▶ EXERCISE GOAL: Every line that contains the word "with" should be copied out.

▶ DATA BLOCK:
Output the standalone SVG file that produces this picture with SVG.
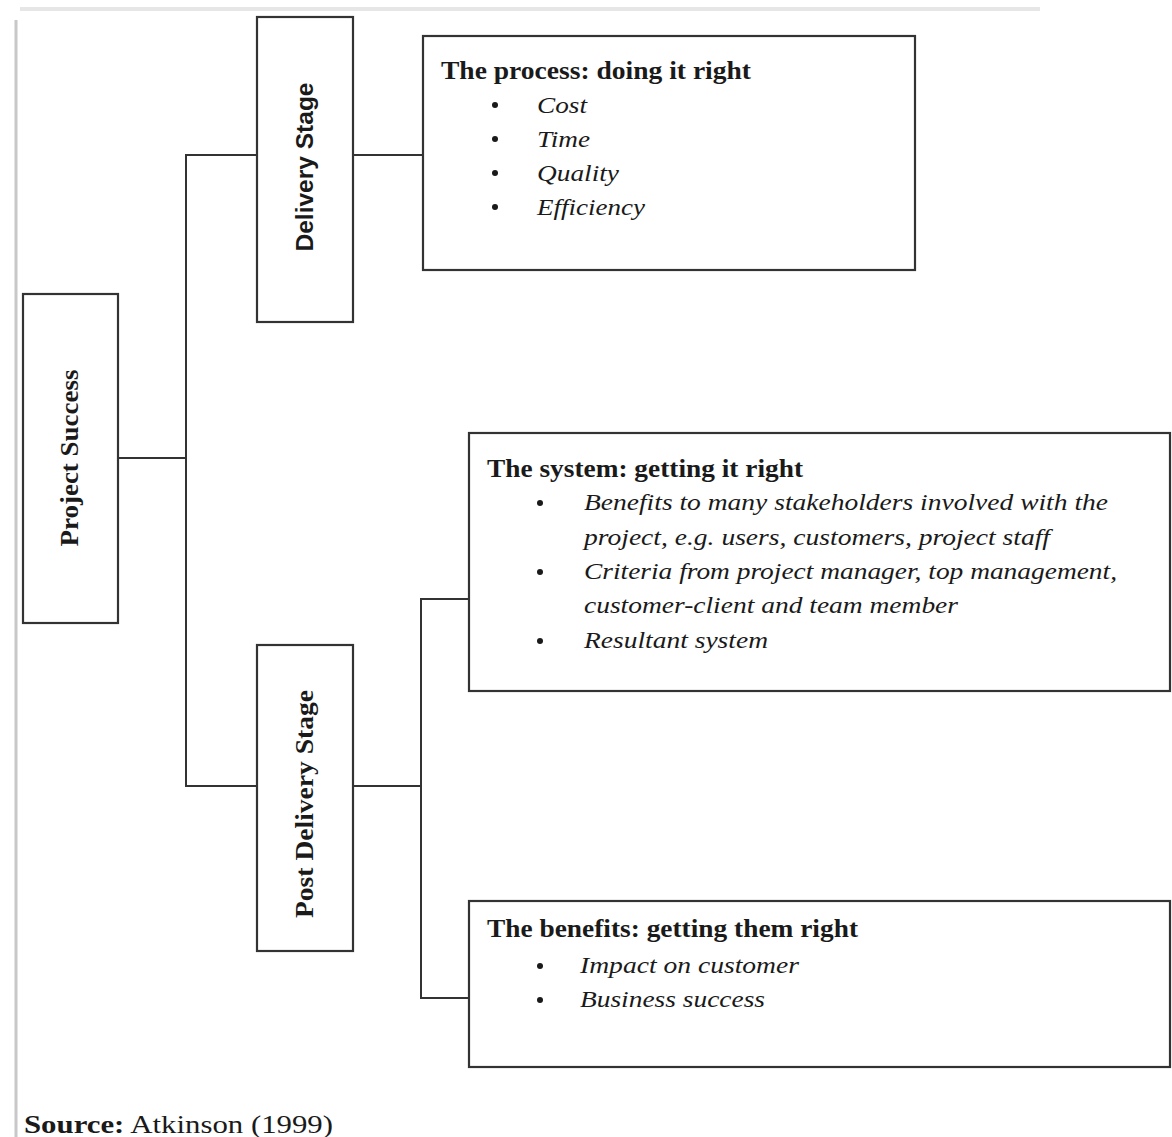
<svg xmlns="http://www.w3.org/2000/svg" width="1172" height="1137" viewBox="0 0 1172 1137">
  <style>
    .box { fill: #ffffff; stroke: #333333; stroke-width: 2.2; }
    .conn { fill: none; stroke: #333333; stroke-width: 2; }
    .title { font-family: "Liberation Serif", "Times New Roman", serif; font-weight: bold; font-size: 25px; fill: #1a1a1a; }
    .item { font-family: "Liberation Serif", "Times New Roman", serif; font-style: italic; font-size: 24px; fill: #1a1a1a; }
    .bullet { fill: #1a1a1a; }
    .vlabel { font-family: "Liberation Serif", "Times New Roman", serif; font-weight: bold; font-size: 26px; fill: #1a1a1a; text-anchor: middle; }
    .vsans { font-family: "Liberation Sans", Arial, sans-serif; font-weight: bold; font-size: 23px; fill: #1a1a1a; text-anchor: middle; }
    .src { font-family: "Liberation Serif", "Times New Roman", serif; font-size: 25px; fill: #1a1a1a; }
  </style>

  <rect x="0" y="0" width="1172" height="1137" fill="#ffffff"/>
  <!-- page edge -->
  <line x1="16" y1="20" x2="16" y2="1137" stroke="#c8c8c8" stroke-width="3"/>
  <line x1="20" y1="9" x2="1040" y2="9" stroke="#e6e6e6" stroke-width="4"/>

  <g id="connectors">
    <path class="conn" d="M118 458 H186"/>
    <path class="conn" d="M257 155 H186 V786 H257"/>
    <path class="conn" d="M353 155 H423"/>
    <path class="conn" d="M353 786 H421"/>
    <path class="conn" d="M469 599 H421 V998 H469"/>
  </g>

  <g id="project-success">
    <rect class="box" x="23" y="294" width="95" height="329"/>
    <text class="vlabel" transform="translate(78 458) rotate(-90)" textLength="177" lengthAdjust="spacingAndGlyphs">Project Success</text>
  </g>

  <g id="delivery-stage">
    <rect class="box" x="257" y="17" width="96" height="305"/>
    <text class="vsans" transform="translate(313 167) rotate(-90)" textLength="169" lengthAdjust="spacingAndGlyphs">Delivery Stage</text>
  </g>

  <g id="post-delivery-stage">
    <rect class="box" x="257" y="645" width="96" height="306"/>
    <text class="vlabel" transform="translate(313 804) rotate(-90)" textLength="228" lengthAdjust="spacingAndGlyphs">Post Delivery Stage</text>
  </g>

  <g id="process">
    <rect class="box" x="423" y="36" width="492" height="234"/>
    <text class="title" x="441" y="79" textLength="310" lengthAdjust="spacingAndGlyphs">The process: doing it right</text>
    <circle class="bullet" cx="495" cy="105" r="3"/>
    <circle class="bullet" cx="495" cy="139" r="3"/>
    <circle class="bullet" cx="495" cy="173" r="3"/>
    <circle class="bullet" cx="495" cy="207" r="3"/>
    <text class="item" x="537" y="113" textLength="50" lengthAdjust="spacingAndGlyphs">Cost</text>
    <text class="item" x="537" y="147" textLength="53" lengthAdjust="spacingAndGlyphs">Time</text>
    <text class="item" x="537" y="181" textLength="82" lengthAdjust="spacingAndGlyphs">Quality</text>
    <text class="item" x="537" y="215" textLength="108" lengthAdjust="spacingAndGlyphs">Efficiency</text>
  </g>

  <g id="system">
    <rect class="box" x="469" y="433" width="701" height="258"/>
    <text class="title" x="487" y="477" textLength="316" lengthAdjust="spacingAndGlyphs">The system: getting it right</text>
    <circle class="bullet" cx="540" cy="503" r="3"/>
    <circle class="bullet" cx="540" cy="572" r="3"/>
    <circle class="bullet" cx="540" cy="641" r="3"/>
    <text class="item" x="584" y="510" textLength="524" lengthAdjust="spacingAndGlyphs">Benefits to many stakeholders involved with the</text>
    <text class="item" x="584" y="545" textLength="466" lengthAdjust="spacingAndGlyphs">project, e.g. users, customers, project staff</text>
    <text class="item" x="584" y="579" textLength="533" lengthAdjust="spacingAndGlyphs">Criteria from project manager, top management,</text>
    <text class="item" x="584" y="613" textLength="374" lengthAdjust="spacingAndGlyphs">customer-client and team member</text>
    <text class="item" x="584" y="648" textLength="184" lengthAdjust="spacingAndGlyphs">Resultant system</text>
  </g>

  <g id="benefits">
    <rect class="box" x="469" y="901" width="701" height="166"/>
    <text class="title" x="487" y="937" textLength="371" lengthAdjust="spacingAndGlyphs">The benefits: getting them right</text>
    <circle class="bullet" cx="540" cy="966" r="3"/>
    <circle class="bullet" cx="540" cy="1000" r="3"/>
    <text class="item" x="580" y="973" textLength="219" lengthAdjust="spacingAndGlyphs">Impact on customer</text>
    <text class="item" x="580" y="1007" textLength="185" lengthAdjust="spacingAndGlyphs">Business success</text>
  </g>

  <text class="src" x="24" y="1133" textLength="309" lengthAdjust="spacingAndGlyphs"><tspan font-weight="bold">Source:</tspan> Atkinson (1999)</text>
</svg>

▶ WRITTEN ANSWER:
Output the standalone SVG file that produces this picture with SVG.
    <text class="item" x="584" y="510" textLength="524" lengthAdjust="spacingAndGlyphs">Benefits to many stakeholders involved with the</text>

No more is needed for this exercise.